What is a Capital Gain?

A capital gain occurs when the money you receive from selling an asset (the 'capital proceeds') is more than what it cost you to acquire and hold that asset (the 'cost base'). Conversely, if your costs exceed your proceeds, you incur a capital loss.

Assets Subject to CGT

Most assets you own are subject to CGT, including:

  • Investment properties (residential and commercial)
  • Shares and units in managed funds
  • Cryptocurrency
  • Collectibles (e.g., art, antiques, jewellery) acquired for more than $500
  • Personal use assets (e.g., boats, furniture) acquired for more than $10,000

Your main residence (home) is generally exempt from CGT, provided you meet certain conditions.

How is CGT Calculated? The Steps

The process of calculating CGT involves several key steps:

Step 1: Determine Your Capital Proceeds

This is usually the sale price of the asset. It can also include non-cash benefits you receive.

Step 2: Calculate Your Cost Base

The cost base includes all expenses related to acquiring, holding, and disposing of the asset. These can include:

  • Purchase Price: What you paid for the asset.
  • Incidental Costs of Acquisition: Stamp duty, legal fees, valuation fees, agent commissions for buying.
  • Ownership Costs: Interest on money borrowed to buy the asset (for investment properties), rates, land tax, insurance, maintenance (these are generally only included in the cost base if you haven't claimed them as income tax deductions).
  • Capital Improvement Costs: Money spent on improving the asset (e.g., renovations, extensions). Routine repairs and maintenance are generally not included.
  • Incidental Costs of Disposal: Agent commissions for selling, advertising costs, legal fees for selling.

Step 3: Calculate Your Gross Capital Gain or Loss

Gross Capital Gain/Loss = Capital Proceeds - Original Purchase Price

Step 4: Calculate Your Net Capital Gain or Loss (Before Discount)

Net Capital Gain/Loss = Gross Capital Gain/Loss - Total Deductible Costs (from Step 2, excluding purchase price)

If this figure is a loss, it's a capital loss. Capital losses cannot be used to offset your regular income but can be carried forward indefinitely to offset future capital gains.

Step 5: Apply the CGT Discount (if eligible)

For individuals and trusts, if you've owned the asset for more than 12 months, you are generally eligible for a 50% CGT discount. This means only 50% of your net capital gain (after applying any capital losses) is included in your assessable income.

Companies are not eligible for the 50% CGT discount.
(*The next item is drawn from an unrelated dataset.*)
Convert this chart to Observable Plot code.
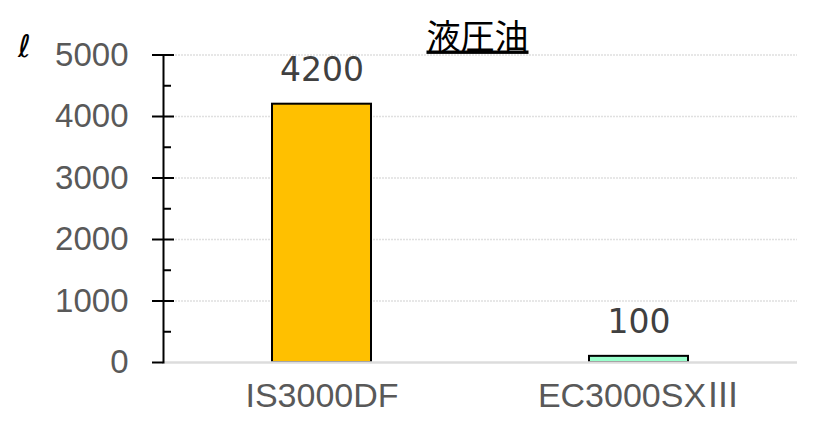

Step 6: Calculate Your Taxable Capital Gain

Taxable Capital Gain = Net Capital Gain (after applying any capital losses) * (50% if discount applies, or 100% if no discount)

Step 7: Calculate Your Estimated CGT Payable

Your taxable capital gain is added to your other assessable income for the financial year. The total is then taxed at your marginal income tax rate.

Estimated CGT Payable = Taxable Capital Gain * Your Marginal Tax Rate

Example Calculation

Let's use the default values in the calculator:

  • Sale Price: $750,000
  • Purchase Price: $500,000
  • Purchase Costs: $25,000
  • Sale Costs: $15,000
  • Capital Improvement Costs: $30,000
  • Ownership Period: 5 years
  • Marginal Tax Rate: 32.5%
  • Eligible for 50% CGT Discount: Yes
  1. Gross Capital Gain: $750,000 (Sale Price) – $500,000 (Purchase Price) = $250,000
  2. Total Deductible Costs: $25,000 (Purchase Costs) + $15,000 (Sale Costs) + $30,000 (Improvements) = $70,000
  3. Net Capital Gain (Before Discount): $250,000 – $70,000 = $180,000
  4. Taxable Capital Gain (After Discount): Since the asset was held for 5 years and is eligible for the discount, $180,000 * 50% = $90,000
  5. Estimated CGT Payable: $90,000 * 32.5% = $29,250

This means an additional $29,250 would be added to your income tax liability for that financial year.

Important Considerations

  • Main Residence Exemption: Your primary home is generally exempt from CGT.
  • Small Business CGT Concessions: Specific concessions may apply to small businesses selling active assets.
  • Record Keeping: It's crucial to keep accurate records of all purchase, sale, and improvement costs for your assets.
  • Professional Advice: This calculator provides an estimate. Tax laws are complex and can change. Always consult with a qualified tax accountant or financial advisor for advice tailored to your specific situation.